Can you write out every line from the start of the records below through the line containing "coverage = [3.9, 4.3, 3.3, 4.5]", leaving out any pictures?

(Entries with chart source code)

-- Begin --

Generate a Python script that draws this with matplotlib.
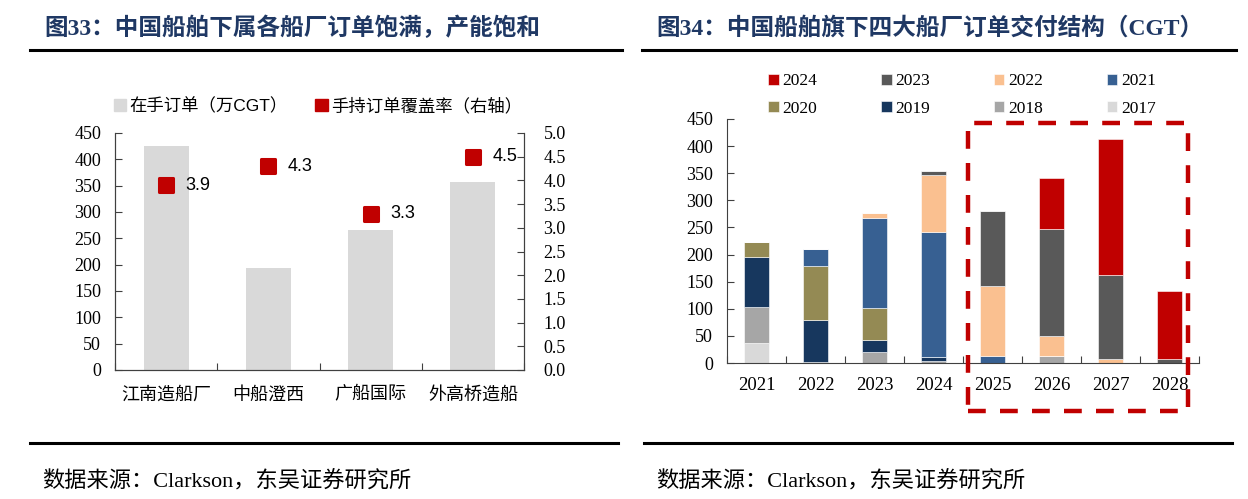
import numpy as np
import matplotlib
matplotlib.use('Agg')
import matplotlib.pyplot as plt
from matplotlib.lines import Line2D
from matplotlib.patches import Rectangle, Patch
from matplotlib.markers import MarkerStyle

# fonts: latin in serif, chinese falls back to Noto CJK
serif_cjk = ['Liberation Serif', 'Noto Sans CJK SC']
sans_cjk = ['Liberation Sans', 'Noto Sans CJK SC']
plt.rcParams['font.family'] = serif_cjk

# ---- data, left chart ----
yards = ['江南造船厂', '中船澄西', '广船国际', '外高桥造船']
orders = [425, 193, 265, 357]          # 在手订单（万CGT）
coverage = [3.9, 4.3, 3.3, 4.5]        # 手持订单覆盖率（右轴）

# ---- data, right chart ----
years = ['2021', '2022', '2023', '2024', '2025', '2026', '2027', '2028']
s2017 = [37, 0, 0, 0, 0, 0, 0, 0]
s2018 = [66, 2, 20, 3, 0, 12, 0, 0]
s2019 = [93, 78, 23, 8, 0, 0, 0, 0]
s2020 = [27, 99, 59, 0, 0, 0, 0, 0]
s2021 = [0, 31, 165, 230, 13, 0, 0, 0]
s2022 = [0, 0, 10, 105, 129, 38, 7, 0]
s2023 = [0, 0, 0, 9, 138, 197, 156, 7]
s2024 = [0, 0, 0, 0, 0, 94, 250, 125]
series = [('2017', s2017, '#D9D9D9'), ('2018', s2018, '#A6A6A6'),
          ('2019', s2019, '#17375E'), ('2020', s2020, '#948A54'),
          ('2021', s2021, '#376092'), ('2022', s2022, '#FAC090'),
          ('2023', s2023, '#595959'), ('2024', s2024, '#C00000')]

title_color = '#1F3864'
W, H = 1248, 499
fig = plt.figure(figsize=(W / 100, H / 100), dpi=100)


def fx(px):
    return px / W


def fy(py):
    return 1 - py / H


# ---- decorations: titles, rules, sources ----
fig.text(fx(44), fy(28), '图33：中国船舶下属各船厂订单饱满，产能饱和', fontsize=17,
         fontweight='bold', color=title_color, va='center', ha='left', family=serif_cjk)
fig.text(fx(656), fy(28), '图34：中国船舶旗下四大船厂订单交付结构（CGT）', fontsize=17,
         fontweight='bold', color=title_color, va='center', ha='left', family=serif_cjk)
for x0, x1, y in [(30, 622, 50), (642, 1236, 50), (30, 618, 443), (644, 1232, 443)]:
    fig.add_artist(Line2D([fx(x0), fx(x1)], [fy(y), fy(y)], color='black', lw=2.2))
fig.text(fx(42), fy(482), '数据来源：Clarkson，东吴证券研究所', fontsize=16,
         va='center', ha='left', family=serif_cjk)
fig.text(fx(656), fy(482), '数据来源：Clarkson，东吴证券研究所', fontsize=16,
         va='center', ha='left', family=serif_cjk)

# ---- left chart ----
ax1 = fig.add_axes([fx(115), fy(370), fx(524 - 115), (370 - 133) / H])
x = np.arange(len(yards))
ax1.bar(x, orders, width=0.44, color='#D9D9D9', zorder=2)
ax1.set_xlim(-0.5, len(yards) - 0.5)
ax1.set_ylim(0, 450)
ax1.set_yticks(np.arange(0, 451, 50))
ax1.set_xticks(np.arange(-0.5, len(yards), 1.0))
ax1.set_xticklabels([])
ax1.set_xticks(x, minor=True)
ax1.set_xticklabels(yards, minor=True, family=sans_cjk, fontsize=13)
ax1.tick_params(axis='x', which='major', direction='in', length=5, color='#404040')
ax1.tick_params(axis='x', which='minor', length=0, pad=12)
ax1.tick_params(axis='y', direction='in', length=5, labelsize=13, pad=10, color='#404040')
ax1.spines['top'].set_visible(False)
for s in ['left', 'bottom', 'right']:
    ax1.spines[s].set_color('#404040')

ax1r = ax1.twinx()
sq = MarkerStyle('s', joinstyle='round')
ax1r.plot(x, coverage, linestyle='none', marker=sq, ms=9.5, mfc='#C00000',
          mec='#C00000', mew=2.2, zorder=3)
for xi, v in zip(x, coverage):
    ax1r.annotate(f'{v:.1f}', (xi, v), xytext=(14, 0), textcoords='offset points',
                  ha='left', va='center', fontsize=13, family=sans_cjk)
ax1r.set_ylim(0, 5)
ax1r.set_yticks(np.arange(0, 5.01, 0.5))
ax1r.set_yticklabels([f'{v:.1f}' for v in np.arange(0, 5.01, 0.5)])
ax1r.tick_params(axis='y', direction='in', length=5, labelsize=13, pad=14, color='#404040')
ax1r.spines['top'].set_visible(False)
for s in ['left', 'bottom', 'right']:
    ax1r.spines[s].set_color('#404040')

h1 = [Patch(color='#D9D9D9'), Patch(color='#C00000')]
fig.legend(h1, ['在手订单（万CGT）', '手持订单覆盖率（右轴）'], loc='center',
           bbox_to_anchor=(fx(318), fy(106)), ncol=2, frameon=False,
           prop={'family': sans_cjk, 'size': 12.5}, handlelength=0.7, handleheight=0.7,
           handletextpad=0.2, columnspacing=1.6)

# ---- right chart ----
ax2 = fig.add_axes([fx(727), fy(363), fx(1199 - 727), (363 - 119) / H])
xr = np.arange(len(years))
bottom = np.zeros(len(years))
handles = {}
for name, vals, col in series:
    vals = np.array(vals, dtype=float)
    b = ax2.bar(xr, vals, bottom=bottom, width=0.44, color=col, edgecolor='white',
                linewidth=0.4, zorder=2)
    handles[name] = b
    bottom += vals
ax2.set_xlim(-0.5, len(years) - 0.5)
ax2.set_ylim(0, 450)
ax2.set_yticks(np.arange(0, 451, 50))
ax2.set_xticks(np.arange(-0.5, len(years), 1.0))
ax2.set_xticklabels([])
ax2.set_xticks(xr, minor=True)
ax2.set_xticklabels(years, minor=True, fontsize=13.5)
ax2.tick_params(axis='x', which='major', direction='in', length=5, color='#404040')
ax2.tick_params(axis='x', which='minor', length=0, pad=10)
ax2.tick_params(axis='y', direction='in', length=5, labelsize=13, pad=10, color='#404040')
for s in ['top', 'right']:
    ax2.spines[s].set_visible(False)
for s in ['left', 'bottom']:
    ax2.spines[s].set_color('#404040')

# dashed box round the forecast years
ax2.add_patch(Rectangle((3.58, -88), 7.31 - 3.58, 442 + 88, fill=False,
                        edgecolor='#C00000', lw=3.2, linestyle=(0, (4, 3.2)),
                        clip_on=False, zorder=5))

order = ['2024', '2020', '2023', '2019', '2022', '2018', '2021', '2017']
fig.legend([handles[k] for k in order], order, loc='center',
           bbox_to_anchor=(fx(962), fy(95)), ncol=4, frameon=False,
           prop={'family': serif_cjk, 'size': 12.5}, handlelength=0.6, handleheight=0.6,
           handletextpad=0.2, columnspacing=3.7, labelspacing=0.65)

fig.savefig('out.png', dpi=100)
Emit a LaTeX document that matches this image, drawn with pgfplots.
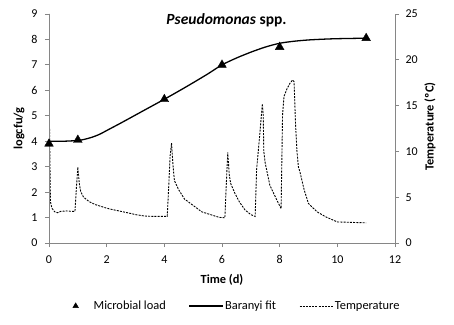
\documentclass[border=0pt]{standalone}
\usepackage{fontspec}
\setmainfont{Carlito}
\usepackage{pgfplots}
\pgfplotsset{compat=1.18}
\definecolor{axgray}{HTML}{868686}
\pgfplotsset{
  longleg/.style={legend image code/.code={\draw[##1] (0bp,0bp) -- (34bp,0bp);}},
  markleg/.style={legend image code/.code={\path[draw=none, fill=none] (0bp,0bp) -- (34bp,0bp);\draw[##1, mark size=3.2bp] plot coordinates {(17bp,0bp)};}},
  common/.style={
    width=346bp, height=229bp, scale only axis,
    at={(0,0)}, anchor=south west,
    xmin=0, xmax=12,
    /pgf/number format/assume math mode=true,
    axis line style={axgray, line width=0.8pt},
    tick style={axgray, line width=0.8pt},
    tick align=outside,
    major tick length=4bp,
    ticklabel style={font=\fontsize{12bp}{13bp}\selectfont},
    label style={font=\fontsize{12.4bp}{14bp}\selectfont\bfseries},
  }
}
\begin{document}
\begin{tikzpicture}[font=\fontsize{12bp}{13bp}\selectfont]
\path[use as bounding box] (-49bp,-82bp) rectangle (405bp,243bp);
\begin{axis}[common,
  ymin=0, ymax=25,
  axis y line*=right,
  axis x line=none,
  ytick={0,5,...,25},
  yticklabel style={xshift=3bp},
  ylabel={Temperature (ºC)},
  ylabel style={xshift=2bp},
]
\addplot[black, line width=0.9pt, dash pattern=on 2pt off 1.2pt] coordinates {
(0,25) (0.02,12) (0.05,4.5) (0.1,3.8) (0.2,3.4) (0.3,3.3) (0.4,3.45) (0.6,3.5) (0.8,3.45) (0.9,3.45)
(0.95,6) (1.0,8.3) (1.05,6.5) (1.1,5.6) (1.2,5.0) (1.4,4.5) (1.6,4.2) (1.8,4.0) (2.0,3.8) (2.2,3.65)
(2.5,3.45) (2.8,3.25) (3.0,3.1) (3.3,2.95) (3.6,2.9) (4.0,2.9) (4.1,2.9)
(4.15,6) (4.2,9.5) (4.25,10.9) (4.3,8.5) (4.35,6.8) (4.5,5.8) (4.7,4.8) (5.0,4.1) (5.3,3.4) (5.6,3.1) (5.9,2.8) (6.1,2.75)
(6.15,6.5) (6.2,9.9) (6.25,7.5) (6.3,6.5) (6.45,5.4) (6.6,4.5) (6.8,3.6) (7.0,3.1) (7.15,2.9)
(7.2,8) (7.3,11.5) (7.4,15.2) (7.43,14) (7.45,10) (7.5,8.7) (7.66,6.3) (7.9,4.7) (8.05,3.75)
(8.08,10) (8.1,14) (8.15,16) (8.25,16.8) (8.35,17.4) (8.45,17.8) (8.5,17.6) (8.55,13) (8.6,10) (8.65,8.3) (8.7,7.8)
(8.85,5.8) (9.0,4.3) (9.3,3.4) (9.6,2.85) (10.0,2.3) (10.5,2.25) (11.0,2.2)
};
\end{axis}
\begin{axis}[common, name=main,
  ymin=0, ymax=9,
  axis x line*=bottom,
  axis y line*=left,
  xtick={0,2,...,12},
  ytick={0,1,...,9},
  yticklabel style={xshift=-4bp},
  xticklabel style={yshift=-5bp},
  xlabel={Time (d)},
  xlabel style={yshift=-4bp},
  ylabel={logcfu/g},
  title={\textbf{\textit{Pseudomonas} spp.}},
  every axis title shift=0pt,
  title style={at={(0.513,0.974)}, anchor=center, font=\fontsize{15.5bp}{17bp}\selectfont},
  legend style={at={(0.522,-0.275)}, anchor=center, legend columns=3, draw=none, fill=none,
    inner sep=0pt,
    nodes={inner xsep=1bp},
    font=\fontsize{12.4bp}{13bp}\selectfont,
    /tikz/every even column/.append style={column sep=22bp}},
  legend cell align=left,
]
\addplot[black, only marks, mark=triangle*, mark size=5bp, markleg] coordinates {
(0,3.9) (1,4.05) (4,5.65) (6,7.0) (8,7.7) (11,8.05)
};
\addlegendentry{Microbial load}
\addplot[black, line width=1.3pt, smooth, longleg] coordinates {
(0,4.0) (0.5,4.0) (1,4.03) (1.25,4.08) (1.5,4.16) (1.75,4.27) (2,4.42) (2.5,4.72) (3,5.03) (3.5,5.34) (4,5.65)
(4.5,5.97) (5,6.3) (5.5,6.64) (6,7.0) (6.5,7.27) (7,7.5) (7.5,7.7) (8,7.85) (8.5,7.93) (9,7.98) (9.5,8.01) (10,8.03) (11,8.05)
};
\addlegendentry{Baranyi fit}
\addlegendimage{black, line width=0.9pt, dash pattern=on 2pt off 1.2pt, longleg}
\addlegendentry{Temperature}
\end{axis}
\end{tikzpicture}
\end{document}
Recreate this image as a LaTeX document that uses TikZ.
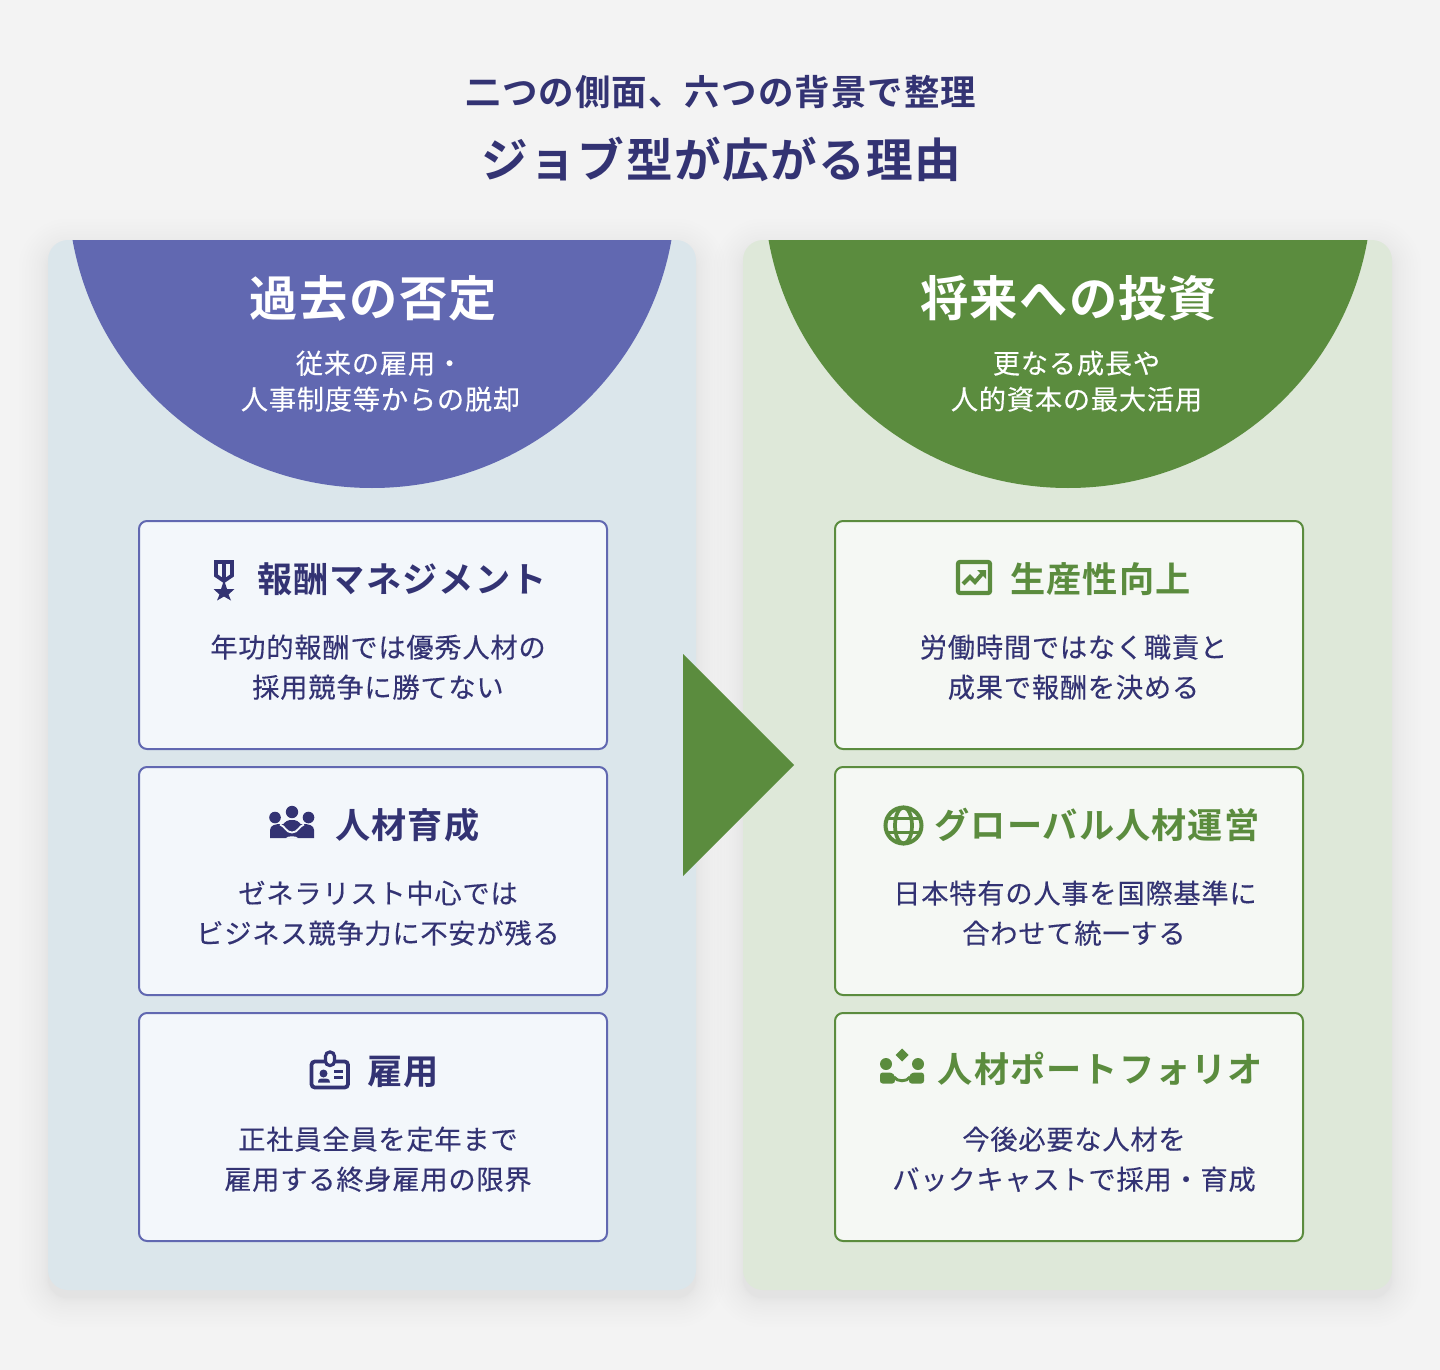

-- End --

◆ SOLVED EXERCISE ◆
Generate a Python script that draws this with matplotlib.
import numpy as np
import matplotlib
matplotlib.use('Agg')
import matplotlib.pyplot as plt
from matplotlib.lines import Line2D
from matplotlib.patches import Rectangle, Patch
from matplotlib.markers import MarkerStyle

# fonts: latin in serif, chinese falls back to Noto CJK
serif_cjk = ['Liberation Serif', 'Noto Sans CJK SC']
sans_cjk = ['Liberation Sans', 'Noto Sans CJK SC']
plt.rcParams['font.family'] = serif_cjk

# ---- data, left chart ----
yards = ['江南造船厂', '中船澄西', '广船国际', '外高桥造船']
orders = [425, 193, 265, 357]          # 在手订单（万CGT）
coverage = [3.9, 4.3, 3.3, 4.5]        # 手持订单覆盖率（右轴）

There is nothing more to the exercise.